Chilswell is a small settlement in the parish of Cumnor, Oxfordshire. It lies between the village of South Hinksey and Boars Hill. In 1974, it was transferred from Berkshire.

Although very small in size, the hamlet is known for its picturesque rural setting and its cultural significance. An older form of the name is Childsworth, and the place is mentioned by that name in the poem Thyrsis by Matthew Arnold. Arnold's "signal elm" is in a field nearby, bought by the Oxford Preservation Trust from All Souls College, Oxford in 2009.

Chilswell's elevation on Boars Hill provides scenic vistas: looking north from the area, one can see the skyline of Oxford. The phrase "that sweet city with her dreaming spires," often used to describe Oxford, also comes from Arnold's evocative description in Thyrsis, inspired by the view from the Chilswell/Boars Hill area.

The remains of a Roman villa have been found nearby.

The place was first mentioned in 1180 as Chiefleswelle. The name is of Old English origin, and appears to mean 'the stream of a man called Cifel'.
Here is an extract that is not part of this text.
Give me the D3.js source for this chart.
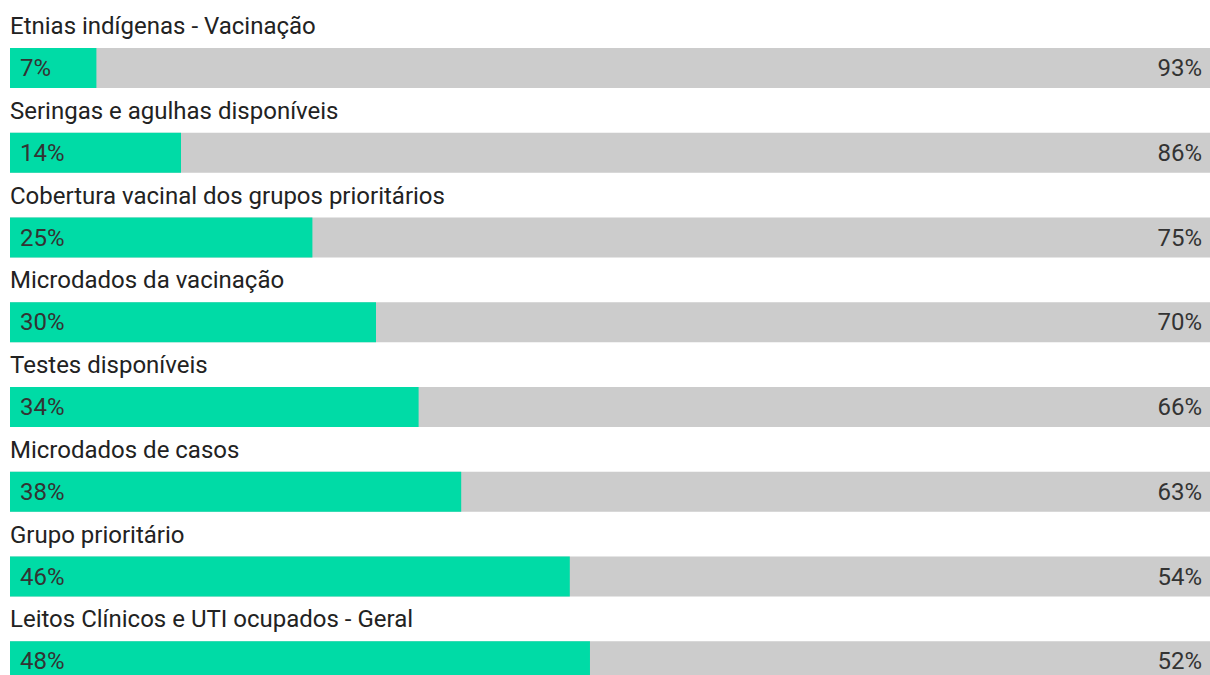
<!DOCTYPE html>
<html><head><meta charset="utf-8">
<script src="https://cdn.jsdelivr.net/npm/d3@7"></script>
<style>html,body{margin:0;padding:0;background:#fff;overflow:hidden}</style>
</head><body>
<svg id="chart" width="1210" height="675"></svg>
<script>
const categories = ["Etnias indígenas - Vacinação","Seringas e agulhas disponíveis","Cobertura vacinal dos grupos prioritários","Microdados da vacinação","Testes disponíveis","Microdados de casos","Grupo prioritário","Leitos Clínicos e UTI ocupados - Geral"];
const values = [7.2, 14.25, 25.2, 30.5, 34.05, 37.6, 46.65, 48.33];
const yesLabels = ["7%","14%","25%","30%","34%","38%","46%","48%"];
const noLabels = ["93%","86%","75%","70%","66%","63%","54%","52%"];

const svg = d3.select("#chart");
const x = d3.scaleLinear().domain([0,100]).range([10,1210]);
const rowY = d3.scaleBand().domain(categories).range([0, 678]).paddingInner(0).paddingOuter(0);
const barTop = 48, barH = 40;

const g = svg.selectAll("g.row").data(categories).join("g").attr("class","row")
  .attr("transform", d => `translate(0,${rowY(d)})`);

g.append("text").attr("x",10).attr("y",barTop-14)
  .attr("font-family","Roboto, sans-serif").attr("font-size",24).attr("fill","#222")
  .text(d => d);

g.append("rect").attr("x",x(0)).attr("y",barTop).attr("width",x(100)-x(0)).attr("height",barH).attr("fill","#cccccc");
g.append("rect").attr("x",x(0)).attr("y",barTop).attr("width",(d,i)=>x(values[i])-x(0)).attr("height",barH).attr("fill","#00dba6");

g.append("text").attr("x",20).attr("y",barTop+28)
  .attr("font-family","Roboto, sans-serif").attr("font-size",24).attr("fill","#333")
  .text((d,i)=>yesLabels[i]);
g.append("text").attr("x",1202).attr("y",barTop+28).attr("text-anchor","end")
  .attr("font-family","Roboto, sans-serif").attr("font-size",24).attr("fill","#333")
  .text((d,i)=>noLabels[i]);
</script>
</body></html>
In addition to Arnold's indirect association, Chilswell had a direct link to literary life in the early 20th century through Robert Bridges the writer Monica Bridges. Robert Bridges, a poet who served as UK Poet Laureate from 1913 to 1930, and his family with three children chose Chilswell as their home. He commissioned the building of Chilswell House in 1907 and lived there for many years.

Chilswell Valley — also known as Happy Valley — between Chilswell and South Hinksey, is a nature reserve managed by Oxford City Council. A stream lined with reedbeds flows through this valley and old oak and ash trees grow in the area. The limestone grassland is home to rare orchids, wild liquorice, and wildflowers. A boardwalk allows hikers to explore the reedbed and fen. Sparrowhawks and buzzards are often seen overhead.